Impact of the 1962 New York Agreement on Indigenous West Papuans’ Political, Cultural and Territorial Rights: A historical and legal analysis of West Papuans’ rights to self-determination
Permanent link to Research Commons versionhttps://hdl.handle.net/10289/16038
West Papua was incorporated into Indonesia under the 1962 New York Agreement, which was signed between the Netherlands and Indonesia without involving indigenous West Papuans. The Agreement attempted to legitimise Indonesia’s claim of sovereignty over West Papua. It is the narrative around this Agreement that effectively dictates indigenous West Papuans' lives, including their subjugation to historical and ongoing human rights violations. This thesis closely examines the legal grounds of Indonesia’s claim, with a particular focus on whether the New York Agreement was legitimately and authentically implemented through the processes of the 1969 Act of Free Choice. Using primary and secondary sources, this thesis examines the legality of Indonesia’s occupation in West Papua. It begins with the circumvention of international laws that prevented indigenous West Papuans from gaining the benefit of international decolonisation regimes during international decolonisation periods, which ultimately led to the re-colonisation of West Papua.
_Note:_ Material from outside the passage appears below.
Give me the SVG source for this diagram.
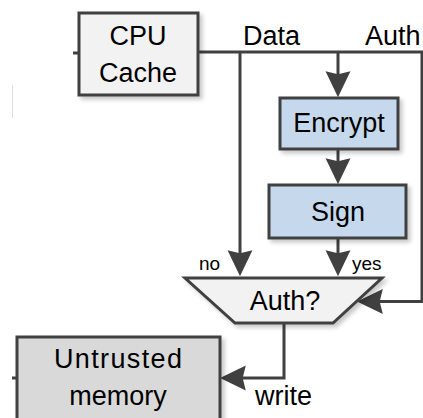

A careful historical examination confirms that the indigenous people of West Papua have lost their legitimate standing in international law. The thesis contends the intentions behind the creation of the New York Agreement were not genuine, but that the Agreement was a purposely imposed colonising law to recolonise the territory. By employing key legal arguments, this thesis contends that Indonesia's sovereignty claim over West Papua is legally invalid, historically unjustified and morally unacceptable. On reviewing both historical and ongoing violations of the human rights in the region, this thesis further argues that an internationally mandated process of self-determination should be considered as a legal remedy. The claims of indigenous West Papuans are historically supported, legally grounded and empirically demonstrated. This thesis establishes legal frameworks within the international law and institutions that can be utilised as practical pathways to West Papuan self-determination, with a particular focus on options within the United Nations systems.